Prepared for the Unknown: Adapting AIOps Capacity Forecasting Models to Data Changes
Lorena Poenaru-Olaru, Wouter van 't Hof, Adrian Stando, Arkadiusz P. Trawinski, Eileen Kapel, Jan S. Rellermeyer, Luis Cruz, Arie van Deursen
TL;DR
This work examines how capacity-forecasting AIOps models should adapt to data changes in a real-world ING setting. It compares drift-detection–driven retraining, using the FEDD detector, against periodic (monthly) retraining to assess impacts on accuracy and retraining cost for a two-week forecast horizon. Across 16 CPU/memory time series, drift-based retraining generally maintains $MASE$ performance while halving retraining frequency, though a notable exception (Machine 3) favors periodic retraining, highlighting the potential for a hybrid approach. The study offers practical guidance on scalable deployment of drift-aware forecasting, including design considerations and the need to handle missing data and abrupt changes in time series.
Abstract
Capacity management is critical for software organizations to allocate resources effectively and meet operational demands.
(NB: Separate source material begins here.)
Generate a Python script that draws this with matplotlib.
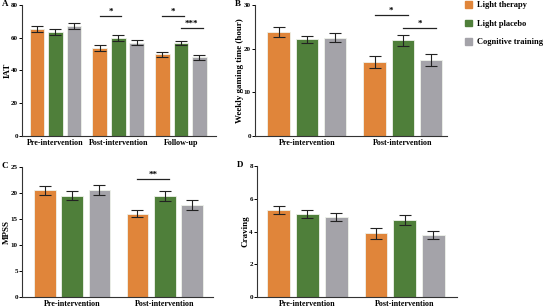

An important step in capacity management is predicting future resource needs often relies on data-driven analytics and machine learning (ML) forecasting models, which require frequent retraining to stay relevant as data evolves. Continuously retraining the forecasting models can be expensive and difficult to scale, posing a challenge for engineering teams tasked with balancing accuracy and efficiency. Retraining only when the data changes appears to be a more computationally efficient alternative, but its impact on accuracy requires further investigation. In this work, we investigate the effects of retraining capacity forecasting models for time series based on detected changes in the data compared to periodic retraining. Our results show that drift-based retraining achieves comparable forecasting accuracy to periodic retraining in most cases, making it a cost-effective strategy. However, in cases where data is changing rapidly, periodic retraining is still preferred to maximize the forecasting accuracy. These findings offer actionable insights for software teams to enhance forecasting systems, reducing retraining overhead while maintaining robust performance.